Monday, 25 January 2016

Poetry reading


and for a change I will show you a photo I took, but will not write anything about the evening itself. Instead, I will attach a poem I wrote a while ago (as the ones I have been writing lately are sort of not finished and can obviously not be shown yet)



Il sacco di Roma (revisited)


Darling, sit by the window, for you can see

the dead aligned along the roads from the aeroplane.

Millions of starved, mutilated and distressed bodies
thrown in the gutters along the roads leaving Rome,
corpses ready to be devoured by wolves or shipped away
in the white styrofoam coffins dispatched from China
and paid for by the nice people in the Bankviertel.

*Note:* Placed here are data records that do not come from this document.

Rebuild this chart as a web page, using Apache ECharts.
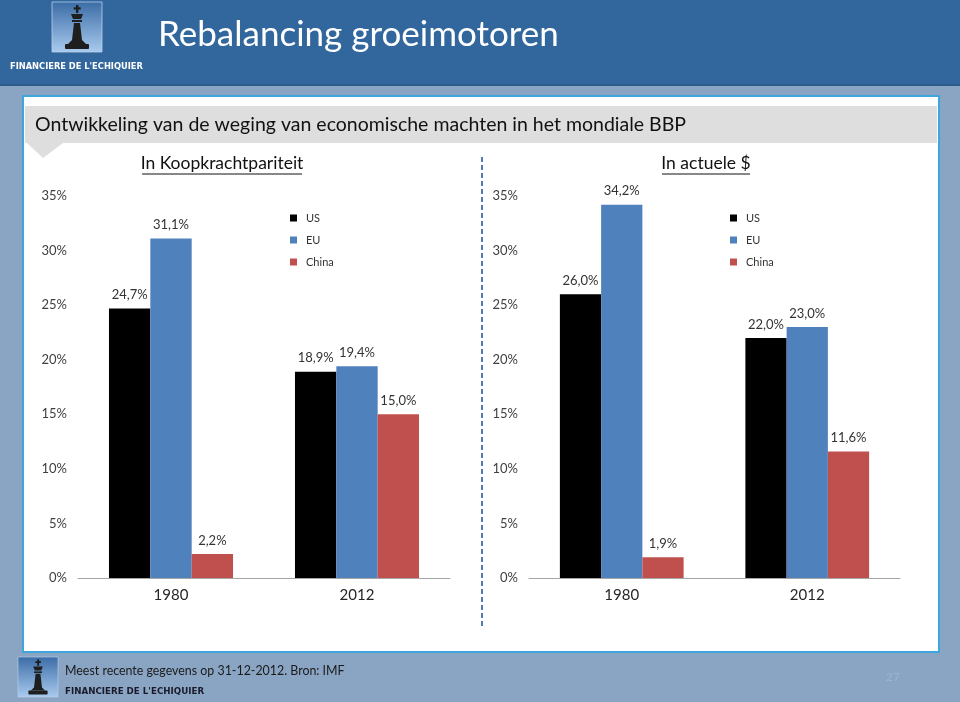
<!DOCTYPE html>
<html>
<head>
<meta charset="utf-8">
<script src="https://cdn.jsdelivr.net/npm/echarts@6/dist/echarts.min.js"></script>
<style>html,body{margin:0;padding:0;background:#8aa5c4;}#c{width:960px;height:702px;}</style>
</head>
<body>
<div id="c"></div>
<script>
const categories = ['1980', '2012'];
const seriesNames = ['US', 'EU', 'China'];
const pppUS = [24.7, 18.9];
const pppEU = [31.1, 19.4];
const pppChina = [2.2, 15.0];
const usdUS = [26.0, 22.0];
const usdEU = [34.2, 23.0];
const usdChina = [1.9, 11.6];
const yTicks = [0, 5, 10, 15, 20, 25, 30, 35];

const colors = {US: '#000000', EU: '#4f81bd', China: '#c0504d'};
const FONT = 'Lato, "Open Sans", sans-serif';

function fmt(p) { return p.value.toFixed(1).replace('.', ',') + '%'; }

function logo(x, y, s) {
  return {
    type: 'group', x: x, y: y, scaleX: s, scaleY: s,
    children: [
      {type: 'rect', shape: {x: 0, y: 0, width: 50, height: 50},
       style: {fill: {type: 'linear', x: 0, y: 0, x2: 0, y2: 1, colorStops: [{offset: 0, color: '#3b6ca6'}, {offset: 1, color: '#a9cbef'}]}, stroke: '#b8d0ea', lineWidth: 0.8}},
      {type: 'rect', shape: {x: 24, y: 3, width: 2.4, height: 8}, style: {fill: '#1e1e1e'}},
      {type: 'rect', shape: {x: 21.7, y: 5.3, width: 7, height: 2.2}, style: {fill: '#1e1e1e'}},
      {type: 'polygon', shape: {points: [[19, 12], [31, 12], [29, 17], [21, 17]]}, style: {fill: '#1e1e1e'}},
      {type: 'rect', shape: {x: 20, y: 18, width: 10, height: 2}, style: {fill: '#1e1e1e'}},
      {type: 'polygon', shape: {points: [[22, 21], [28, 21], [30, 38], [34, 42], [16, 42], [20, 38]]}, style: {fill: '#1e1e1e'}},
      {type: 'rect', shape: {x: 13, y: 42, width: 24, height: 5, r: 1}, style: {fill: '#1e1e1e'}}
    ]
  };
}

const chart = echarts.init(document.getElementById('c'), null, {renderer: 'canvas'});

function yAxis(idx) {
  return {
    type: 'value', gridIndex: idx, min: 0, max: 35, interval: 5,
    axisLine: {show: false}, axisTick: {show: false}, splitLine: {show: false},
    axisLabel: {formatter: '{value}%', color: '#404040', fontSize: 13, fontFamily: FONT, margin: 11}
  };
}
function xAxis(idx) {
  return {
    type: 'category', gridIndex: idx, data: categories,
    axisLine: {lineStyle: {color: '#a6a6a6', width: 1}}, axisTick: {show: false},
    axisLabel: {color: '#262626', fontSize: 15, fontFamily: FONT, margin: 10}
  };
}
function bar(name, data, idx) {
  return {
    type: 'bar', name: name, data: data, xAxisIndex: idx, yAxisIndex: idx,
    barGap: '0%', barCategoryGap: '33.3%',
    itemStyle: {color: colors[name]},
    label: {show: true, position: 'top', distance: 7, formatter: fmt, color: '#333333', fontSize: 13, fontFamily: FONT},
    emphasis: {disabled: true}
  };
}

function legend(left) {
  return {
    orient: 'vertical', left: left, top: 207, icon: 'rect', itemWidth: 7, itemHeight: 7, itemGap: 10,
    data: seriesNames, selectedMode: false,
    textStyle: {color: '#333', fontSize: 11, fontFamily: FONT, lineHeight: 12, padding: [0, 0, 0, 4]}
  };
}

const option = {
  backgroundColor: '#8aa5c4',
  animation: false,
  grid: [
    {left: 78, top: 196, width: 372, height: 382},
    {left: 529, top: 196, width: 371, height: 382}
  ],
  xAxis: [xAxis(0), xAxis(1)],
  yAxis: [yAxis(0), yAxis(1)],
  legend: [legend(285), legend(725)],
  series: [
    bar('US', pppUS, 0), bar('EU', pppEU, 0), bar('China', pppChina, 0),
    bar('US', usdUS, 1), bar('EU', usdEU, 1), bar('China', usdChina, 1)
  ],
  graphic: {elements: [
    {type: 'rect', z: -10, shape: {x: 0, y: 0, width: 960, height: 84}, style: {fill: '#32679d'}},
    {type: 'rect', z: -10, shape: {x: 0, y: 84, width: 960, height: 2}, style: {fill: '#2c5a8a'}},
    logo(52, 2, 1),
    {type: 'text', x: 10, y: 63, style: {text: "FINANCIERE DE L'ECHIQUIER", fill: '#ffffff', font: 'bold 8.3px "DejaVu Sans", sans-serif'}},
    {type: 'text', x: 158, y: 17, style: {text: 'Rebalancing groeimotoren', fill: '#ffffff', font: '35px ' + FONT}},
    {type: 'rect', z: -9, shape: {x: 23, y: 96, width: 916, height: 556}, style: {fill: '#ffffff', stroke: '#3ea6dc', lineWidth: 2}},
    {type: 'rect', z: -8, shape: {x: 25, y: 106, width: 912, height: 37}, style: {fill: '#dedede'}},
    {type: 'polygon', z: -8, shape: {points: [[27, 143], [63, 143], [43, 158]]}, style: {fill: '#dedede'}},
    {type: 'text', x: 35, y: 115, style: {text: 'Ontwikkeling van de weging van economische machten in het mondiale BBP', fill: '#111111', font: '19.5px ' + FONT}},
    {type: 'text', x: 222, y: 154, style: {text: 'In Koopkrachtpariteit', fill: '#111111', font: '17.5px ' + FONT, align: 'center'}},
    {type: 'line', shape: {x1: 142, y1: 174, x2: 302, y2: 174}, style: {stroke: '#111111', lineWidth: 1}},
    {type: 'text', x: 706, y: 154, style: {text: 'In actuele $', fill: '#111111', font: '17.5px ' + FONT, align: 'center'}},
    {type: 'line', shape: {x1: 662, y1: 174, x2: 750, y2: 174}, style: {stroke: '#111111', lineWidth: 1}},
    {type: 'line', shape: {x1: 482, y1: 157, x2: 482, y2: 628}, style: {stroke: '#4f7db3', lineWidth: 2, lineDash: [5, 3]}},
    logo(18, 657, 0.8),
    {type: 'text', x: 65, y: 665, style: {text: 'Meest recente gegevens op 31-12-2012. Bron: IMF', fill: '#1a1a1a', font: '12.4px ' + FONT}},
    {type: 'text', x: 65, y: 687, style: {text: "FINANCIERE DE L'ECHIQUIER", fill: '#1a1a2a', font: 'bold 8.7px "DejaVu Sans", sans-serif'}},
    {type: 'text', x: 893, y: 671, style: {text: '27', fill: '#9fb3cc', font: '12px ' + FONT, align: 'center'}}
  ]}
};
chart.setOption(option);
</script>
</body>
</html>
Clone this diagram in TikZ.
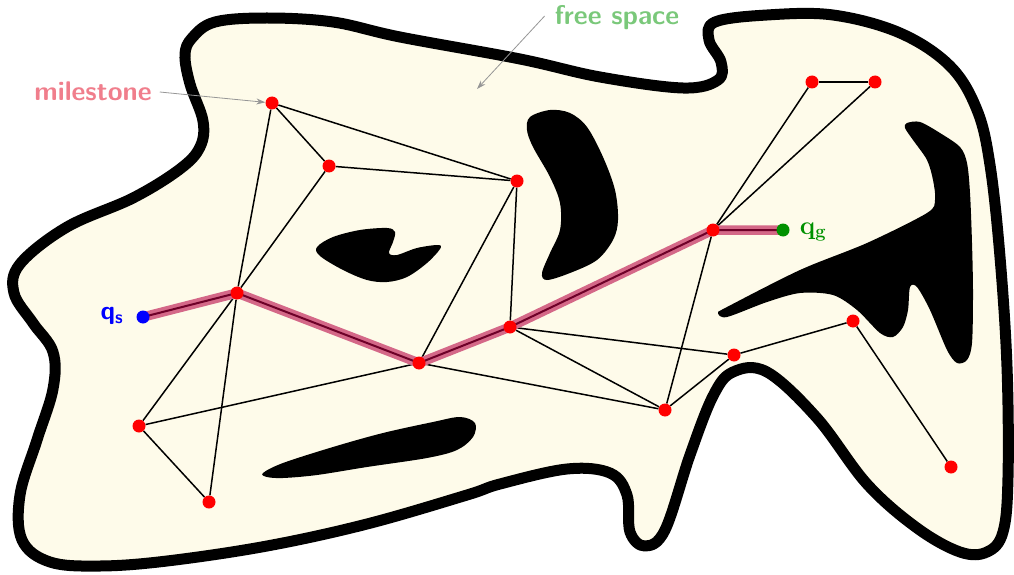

If we took the car we might have discovered these bodies
were still alive (well, when I say alive I mean they might
still be breathing  this foul and toxic air, for this is all
the hope they deserve) and kicking at each other’s jaws,
hoping to crack them open and fishing their best friend’s tongue
from his broken mouth, eating it raw and washing it down with
a spot of black blood erupting from the mangled mess of bones,
teeth and flesh that used to have a human form and that was
capable of reciting Shakespeare, Burns and Blake, arguing
against or in favour of Nietzsche’s nihilism (depending on
the day and quantities of wine drunk), explaining Plato’s
Republic to the children playing footie in the cul-de-sac,
drinking single malt and shedding tears over the writings of
Sylvia Plath and Sarah Kane, and still bringing the evening to
an end with a gentle kiss on the lover’s lips, tasting the sweetness
of life and sucking it all in.   

The men in suits and with blood on their hands have turned
their backs and walked  away  a lifetime ago (mind you, a
lifetime these days does  not last more than the first few
breaths of the newly born – and that is if you are lucky);
they have locked themselves in their castles in the sky,
started inbreeding and produced even more vile offspring;
with almost no heart but a lot of greed they look around
in search of what they might still need to grab and rub against,
laughing wildly at the thought of mankind, certain that
people are worthless machines, disposables, not worth
the ink printed on a piece of worthless paper.

Darling, as we make a run for it, cracking our teeth
against the two cyanide capsules in this deafening aeroplane
take a last look at Europe as it used to be, close your eyes,
and remember it in all its glory and splendour.